Paulo Roberto Bretas /Economista.

 

O Brasil atual vive sobre influência de um fenômeno crescente e preocupante: a construção de realidades paralelas. Cada qual monta seu mundo falso. Uma “verdade” para chamar de sua. Desenvolve um currículo do jeito que quer, conta sua história do jeito que lhe deixa mais feliz. Cada um assume uma vida construída no imaginário e divulgada como a verdade em que se quer acreditar. Cada um não é mais o que é, mas sim a propaganda intensiva do que quer ser. Enganar é preciso. Muitos querem viver fantasias, já.

Conto uma mentira e repito “ad infinito”. Uso técnicas de aceleração nas redes sociais. Chego a centenas, milhares, milhões de pessoas. Convenço e venço. Crio-me e recrio-me. Alisto seguidores. Angario a simpatia dos que querem acreditar no meu mundo construído. Formo os bolsões de discussões viciosas e de crenças irracionais compartilhadas. Passo a acreditar naquilo que eu mesmo inventei.

As pessoas movidas por um sentimento de querer vivenciar uma nova realidade, a partir de um sonho, preferem acreditar naquilo que querem acreditar, ou até mesmo naquilo que seja mais fácil de acreditar. Muitos se cansaram de se acharem um nada. Muitos querem ter mesmo sem nada ser. Trata-se de uma formação social psicopata, produtora de personas que criam suas realidades virtuais e as divulgam nas redes sociais. Fazem a publicidade daquilo que querem e não do que são. Falsas imagens, fotos manipuladas, discursos roubados, teses copiadas.

Parte dos cientistas sociais já chamaram esses tempos de era da pós-verdade. Tempos onde as pessoas cheias de decepções, preferem criar suas bolhas de apoio recíproco formando grupos que se confortam e se reforçam. Pessoas que não permitem a divergência e se especializam em ameaçar e expulsar o outro, sempre que este outro não for do grupo em questão. Pessoas que nunca se viram e possivelmente nunca se verão. Porque o encontro com a realidade choca. A verdade assusta, expõem as limitações, as marcas, as cicatrizes, a cor, a falta de maquiagem. A verdade dói, ainda que possa libertar. Tudo é falso, mas é tão bom ser enganado. O novo ópio eletrônico que vicia e engorda o imaginário.

Nesses tempos de mentiras planejadas e de criação de falsas verdades o vale tudo vai envolvendo as pessoas, que já não sabem mais distinguir o certo do duvidoso. Até porque dói menos acreditar na mentira e ter fé nas verdades parciais, que elevam a autoestima e animam o ego. As pessoas perderam a vontade de aceitar o real e o concreto da vida.
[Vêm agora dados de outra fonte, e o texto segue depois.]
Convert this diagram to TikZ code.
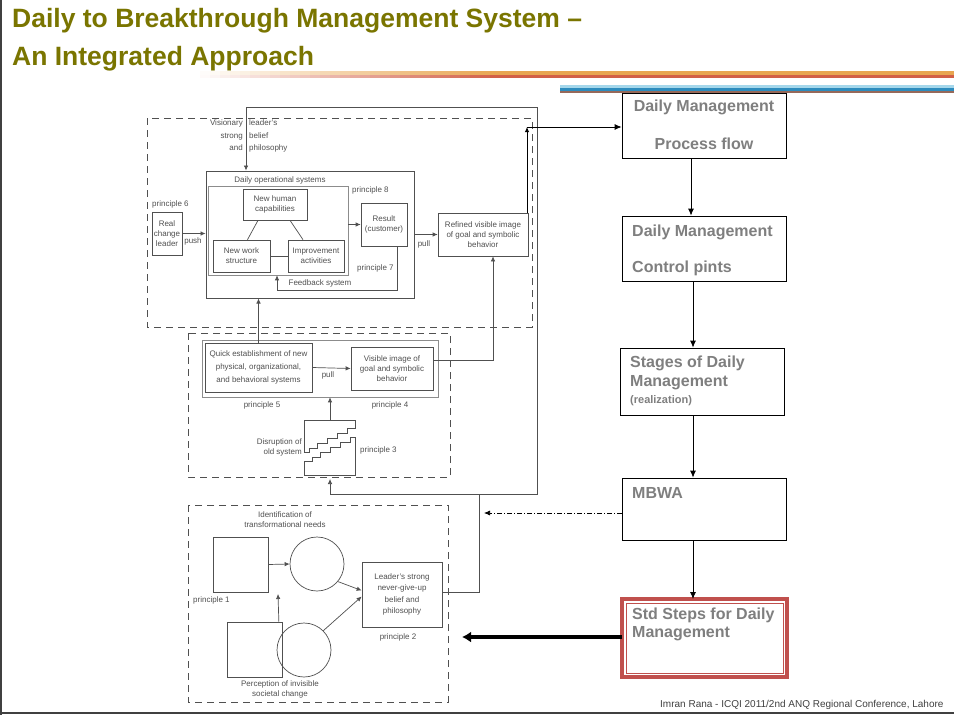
\documentclass[tikz,border=0pt]{standalone}
\usepackage{fontspec}
\setmainfont{Liberation Sans}
\usetikzlibrary{arrows.meta,calc,positioning}

\definecolor{titleolive}{RGB}{122,117,0}
\definecolor{flowgray}{RGB}{127,127,127}
\definecolor{stdred}{RGB}{192,80,77}
\definecolor{figink}{RGB}{80,80,80}
\definecolor{figlight}{RGB}{140,140,140}
\definecolor{barorange}{RGB}{232,165,80}
\definecolor{barred}{RGB}{210,95,70}
\definecolor{barcyan}{RGB}{165,215,235}
\definecolor{barblue}{RGB}{45,140,190}
\definecolor{barbrown}{RGB}{150,105,90}

\begin{document}
\begin{tikzpicture}[x=1pt, y=-1pt,
  flowbox/.style={draw, line width=0.8pt, minimum width=164pt, inner sep=0pt},
  flowtxt/.style={font=\fontsize{16}{19}\selectfont\bfseries, text=flowgray, inner sep=0pt},
  arr/.style={-{Latex[length=7pt,width=6pt]}, line width=0.8pt},
  fig/.style={draw=figink, line width=0.7pt},
  figbox/.style={fig, inner sep=1pt, align=center, font=\fontsize{8}{10}\selectfont, text=figink},
  figtxt/.style={font=\fontsize{8}{10}\selectfont, text=figink, inner sep=0pt, align=center},
  figarr/.style={-{Latex[length=5pt,width=4.5pt]}, draw=figink, line width=0.7pt},
  zone/.style={draw=figink, line width=0.7pt, dash pattern=on 7pt off 5pt}
]
\useasboundingbox (0,0) rectangle (954,715);
\fill[white] (0,0) rectangle (954,715);

% slide frame and heading
\draw[black!75, line width=2.5pt] (1,0) -- (1,715);
\draw[black!75, line width=2pt] (0,713) -- (954,713);
\node[anchor=base west, font=\fontsize{26.5}{30}\selectfont\bfseries, text=titleolive, inner sep=0pt] (title1) at (12,27) {Daily to Breakthrough Management System –};
\node[anchor=base west, font=\fontsize{26.5}{30}\selectfont\bfseries, text=titleolive, inner sep=0pt] (title2) at (12,65) {An Integrated Approach};
% fading rule under the heading
\foreach \i in {0,...,30}{
  \pgfmathtruncatemacro{\pct}{\i*100/30}
  \fill[barorange!\pct!white] (190+10*\i,71) rectangle (201+10*\i,74.5);
  \fill[barred!\pct!white] (190+10*\i,74.5) rectangle (201+10*\i,78);
}
\fill[barorange] (490,71) rectangle (954,74.5);
\fill[barred] (490,74.5) rectangle (954,78);
\fill[barcyan] (560,85) rectangle (954,87.5);
\fill[barblue] (560,87.5) rectangle (954,90.5);
\fill[barbrown] (560,90.5) rectangle (954,92.5);

% left figure, upper part
\draw[zone] (147,118) rectangle (532,327);
\node[figtxt, font=\fontsize{8}{12.5}\selectfont, anchor=north east, align=right] (visl) at (243,120) {Visionary\\strong\\and};
\node[figtxt, font=\fontsize{8}{12.5}\selectfont, anchor=north west, align=left] (visr) at (249,120) {leader's\\belief\\philosophy};
\node[figbox, line width=1pt, minimum width=208pt, minimum height=127pt] (dos) at (310,234.5) {};
\node[figtxt] (dostitle) at (280,180) {Daily operational systems};
\node[draw=figlight, line width=0.6pt, minimum width=140pt, minimum height=89pt, inner sep=0pt] (inner) at (278,230.5) {};
\node[figbox, minimum width=64pt, minimum height=31pt] (nhc) at (275,204.5) {New human\\capabilities};
\node[figbox, minimum width=57pt, minimum height=32pt] (nws) at (241.5,256) {New work\\structure};
\node[figbox, minimum width=56pt, minimum height=32pt] (impr) at (316,256) {Improvement\\activities};
\node[figbox, minimum width=46pt, minimum height=43pt] (result) at (384,224.5) {Result\\(customer)};
\node[figtxt, anchor=west] (p8) at (352,190) {principle 8};
\node[figtxt, anchor=west] (p7) at (357,268) {principle 7};
\node[figtxt] (fbl) at (320,283) {Feedback system};
\node[figbox, minimum width=30pt, minimum height=43pt] (rcl) at (167,233.5) {Real\\change\\leader};
\node[figtxt, anchor=west] (p6) at (152,204) {principle 6};
\node[figtxt] (pushl) at (193,241) {push};
\node[figbox, minimum width=90pt, minimum height=43pt] (refined) at (483,234.5) {Refined visible image\\of goal and symbolic\\behavior};
\node[figtxt] (pulla) at (424,244) {pull};

\draw[fig] ($(nhc.south)+(-17,0)$) -- ($(nws.north)+(6,0)$);
\draw[fig] ($(nhc.south)+(15,0)$) -- ($(impr.north)+(-13,0)$);
\draw[fig] (nws.east) -- (impr.west);
\draw[figarr] (inner.east |- result.west) -- (result.west);
\draw[figarr] ($(result.south)+(13,0)$) |- ($(inner.south)+(-1,15)$) -- ($(inner.south)+(-1,0)$);
\draw[figarr] (rcl.east) -- (rcl.east -| dos.west);
\draw[figarr] (dos.east |- refined.west) -- (refined.west);

% left figure, middle part
\draw[zone] (188,333) rectangle (450,477);
\node[draw=figlight, line width=0.6pt, minimum width=236pt, minimum height=57pt, inner sep=0pt] (midframe) at (320,368.5) {};
\node[figbox, font=\fontsize{8}{13}\selectfont, minimum width=107pt, minimum height=49pt] (quick) at (258.5,367.5) {Quick establishment of new\\physical, organizational,\\and behavioral systems};
\node[figbox, minimum width=82pt, minimum height=43pt] (visimg) at (392,368.5) {Visible image of\\goal and symbolic\\behavior};
\node[figtxt] (pullb) at (328,375) {pull};
\draw[figarr] (quick.east) -- (visimg.west);
\node[figtxt] (p5) at (262,405) {principle 5};
\node[figtxt] (p4) at (390,405) {principle 4};
\draw[fig] (304,452) -- (304,420) -- (355,420) -- (355,428) -- (347,428) -- (347,433) -- (337,433) -- (337,438) -- (327,438) -- (327,443) -- (317,443) -- (317,448) -- (309,448) -- (309,452) -- cycle;
\draw[fig] (304,461) -- (304,475) -- (355,475) -- (355,437) -- (350,437) -- (350,442) -- (340,442) -- (340,447) -- (330,447) -- (330,452) -- (320,452) -- (320,457) -- (312,457) -- (312,461) -- cycle;
\coordinate (disrtop) at (330,420);
\coordinate (disrfoot) at (330,479);
\node[figtxt, anchor=east, align=right] (disl) at (302,447) {Disruption of\\old system};
\node[figtxt, anchor=west] (p3) at (360,450) {principle 3};
\draw[figarr] (disrtop) -- (disrtop |- midframe.south);
\draw[figarr] (quick.north) -- (quick.north |- dos.south);
\draw[figarr] ([yshift=8pt]visimg.east) -| ($(refined.south)+(10,0)$);

\coordinate (joint) at (527,127);
\draw[figarr, draw=black, line width=0.9pt] ($(refined.north)+(44,0)$) -- (joint);

% left figure, lower part
\draw[zone] (188,505) rectangle (448,702);
\node[figtxt] (idl) at (285,520) {Identification of\\transformational needs};
\node[fig, minimum size=55pt, inner sep=0pt] (sq1) at (240.5,564.5) {};
\node[fig, circle, minimum size=54pt, inner sep=0pt] (c1) at (317,564) {};
\node[fig, minimum size=55pt, inner sep=0pt] (sq2) at (255,649.5) {};
\node[fig, circle, minimum size=54pt, inner sep=0pt] (c2) at (304,650) {};
\coordinate (needtip) at (278,594);
\draw[figarr] (sq1.east) -- (c1.west);
\draw[figarr] ($(sq2.north east)+(-4,0)$) -- (needtip);
\node[figtxt, anchor=west] (p1) at (193,600) {principle 1};
\node[figbox, font=\fontsize{8}{11.5}\selectfont, minimum width=80pt, minimum height=65pt] (leader) at (402,594.5) {Leader's strong\\never-give-up\\belief and\\philosophy};
\draw[figarr] (c1.-40) -- ([yshift=4pt]leader.west);
\draw[figarr] (c2.45) -- ([yshift=-2pt]leader.west);
\node[figtxt] (p2) at (398,637) {principle 2};
\node[figtxt] (percl) at (280,689) {Perception of invisible\\societal change};

\coordinate (split) at (479,494);
\coordinate (topturn) at (537,107);
\draw[fig] ([yshift=2pt]leader.east) -| (split);
\draw[figarr] (split) -| (disrfoot);
\draw[figarr] (split) -| (topturn) -| ($(dos.north)+(-64,0)$);

% right column
\node[flowbox, minimum height=65pt] (pflow) at (704,125.5) {};
\node[flowtxt] (pflow1) at (704,107) {Daily Management};
\node[flowtxt] (pflow2) at (704,144) {Process flow};
\node[flowbox, minimum height=65pt] (ctrl) at (704,248.5) {};
\node[flowtxt, anchor=west] (ctrl1) at (632,232) {Daily Management};
\node[flowtxt, anchor=west] (ctrl2) at (632,268) {Control pints};
\node[flowbox, minimum height=67pt] (stages) at (702,381.5) {};
\node[flowtxt, anchor=west] (stages1) at (630,363) {Stages of Daily};
\node[flowtxt, anchor=west] (stages2) at (630,383) {Management};
\node[flowtxt, anchor=west, font=\fontsize{11}{13}\selectfont\bfseries] (stages3) at (630,401) {(realization)};
\node[flowbox, minimum height=62pt] (mbwa) at (704,509) {};
\node[flowtxt, anchor=west] (mbwa1) at (632,493) {MBWA};
\node[draw=stdred, line width=4pt, outer sep=0pt, minimum width=165pt, minimum height=78pt, inner sep=0pt] (std) at (704.5,638) {};
\draw[stdred, line width=0.8pt] ($(std.north west)+(4,4)$) rectangle ($(std.south east)+(-4,-4)$);
\node[flowtxt, anchor=west] (std1) at (632,615) {Std Steps for Daily};
\node[flowtxt, anchor=west] (std2) at (632,634) {Management};

\draw[arr] (joint) -- (joint -| pflow.west);
\draw[arr] ([xshift=-13pt]pflow.south) -- ([xshift=-13pt]ctrl.north);
\draw[arr] ([xshift=-11pt]ctrl.south) -- ([xshift=-9pt]stages.north);
\draw[arr] ([xshift=-9pt]stages.south) -- ([xshift=-11pt]mbwa.north);
\draw[arr] ([xshift=-11pt]mbwa.south) -- ([xshift=-11.5pt]std.north);
\coordinate (mbwatip) at (484,513);
\draw[-{Latex[length=6pt,width=5pt]}, line width=0.7pt, dash pattern=on 5pt off 2pt on 1pt off 2pt] (mbwa.west |- mbwatip) -- (mbwatip);
\coordinate (stdtip) at (462,637);
\draw[-{Latex[length=9pt,width=11pt]}, line width=3.5pt] (std.west |- stdtip) -- (stdtip);

% footer
\node[anchor=west, font=\fontsize{10}{12}\selectfont, text=black!75, inner sep=0pt] (footer) at (660,705) {Imran Rana - ICQI 2011/2nd ANQ Regional Conference, Lahore};
\end{tikzpicture}
\end{document}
A ciência que se dane!

Numa sociedade que vai se esfacelando em pequenos grupos tribais digitais, impulsionados pela criação de aldeias virtuais de “amigos” em rede vão sendo criados ritos, textos místicos e crenças muito próximas de novas religiões.
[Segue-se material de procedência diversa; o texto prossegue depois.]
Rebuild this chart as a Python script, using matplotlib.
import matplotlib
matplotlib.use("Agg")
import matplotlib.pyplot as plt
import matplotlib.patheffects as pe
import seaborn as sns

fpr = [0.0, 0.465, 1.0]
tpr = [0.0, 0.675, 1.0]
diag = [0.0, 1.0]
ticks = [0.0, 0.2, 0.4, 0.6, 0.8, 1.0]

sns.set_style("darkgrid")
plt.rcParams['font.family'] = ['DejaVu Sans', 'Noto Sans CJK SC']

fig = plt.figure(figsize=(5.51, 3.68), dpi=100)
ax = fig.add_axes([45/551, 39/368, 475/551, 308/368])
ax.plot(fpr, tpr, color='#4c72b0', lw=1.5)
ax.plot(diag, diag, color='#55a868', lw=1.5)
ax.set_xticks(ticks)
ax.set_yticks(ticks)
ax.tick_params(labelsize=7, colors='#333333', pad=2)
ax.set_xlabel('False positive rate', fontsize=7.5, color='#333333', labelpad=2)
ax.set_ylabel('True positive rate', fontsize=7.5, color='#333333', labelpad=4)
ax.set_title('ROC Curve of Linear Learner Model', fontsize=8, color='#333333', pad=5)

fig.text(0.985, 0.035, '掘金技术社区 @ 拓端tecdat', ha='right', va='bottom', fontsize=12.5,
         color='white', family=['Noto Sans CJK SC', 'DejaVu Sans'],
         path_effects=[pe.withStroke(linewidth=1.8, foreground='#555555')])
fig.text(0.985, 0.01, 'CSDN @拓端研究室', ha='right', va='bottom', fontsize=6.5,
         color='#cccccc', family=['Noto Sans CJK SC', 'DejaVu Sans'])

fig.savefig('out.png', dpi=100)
Robôs controlam o planeta Terra e espalham as “boas novas”. Falsos profetas definem os novos mandamentos: odiai uns aos outros, assim como eu odeio aquele se difere de mim. Há quem queira ser enganado em troca do afeto, do pertencimento e por gostar de maneira doentia do brotamento do ódio ao diferente. Em meio a tanta confusão vejo pretos racistas e já ouvi judeus defendendo teorias nazistas. Vi pobres entregando tudo o que tinham para igrejas e vi políticos eleitos atacarem a democracia. Vi os feios se tornarem lindos e idiotas pousarem de intelectuais.

Com intensidade a sociedade vai se esfacelando entre o eu e eles. O nosso time e o de vocês. Algumas vidas são colocadas em patamares mais elevados do que outras. Ganha os corações e as mentes dos controlados quem contar a melhor história.
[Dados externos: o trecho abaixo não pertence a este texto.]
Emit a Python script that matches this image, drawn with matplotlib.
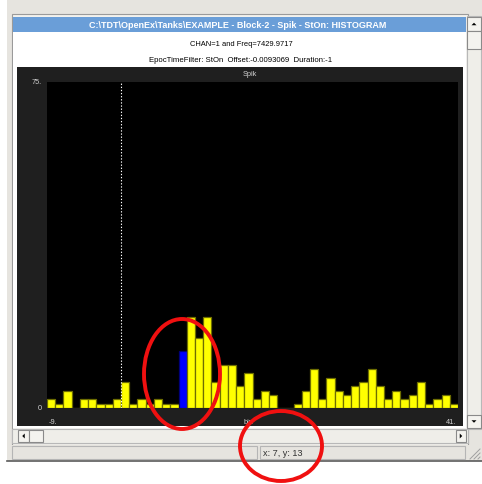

Enganasse quem achar que tudo isso terá uma solução fácil e pacífica. Engana-se quem acredita que tudo isso vai passar rápido. Na guerra cibernética das tribos que convivem com suas falsas verdades, quase religiosas, sobra espaço para seguir excluindo os diferentes e adotar crenças nas falsas aparências, produzidas coletivamente. O espaço segue aberto para falsos doutores e líderes enganadores.

Receio que em meio a tantas inverdades e mundos virtuais cheguemos ao ponto de eleger uma persona inexistente, um candidato imaginário, com um discurso convincente, uma criação virtual diabolicamente maravilhosa, difundida em redes sociais; e o país será comandado por uma tribo bem articulada, que se esconderá atrás desta criação imaginária, que nunca veremos a não ser em imagens produzidas digitalmente. E seremos todos submetidos ao controle de alguns poucos espertos que ampliarão sua riqueza e o poder. E irão nos convencer que haverá grandes mudanças, para que tudo fique do mesmo jeito que antes.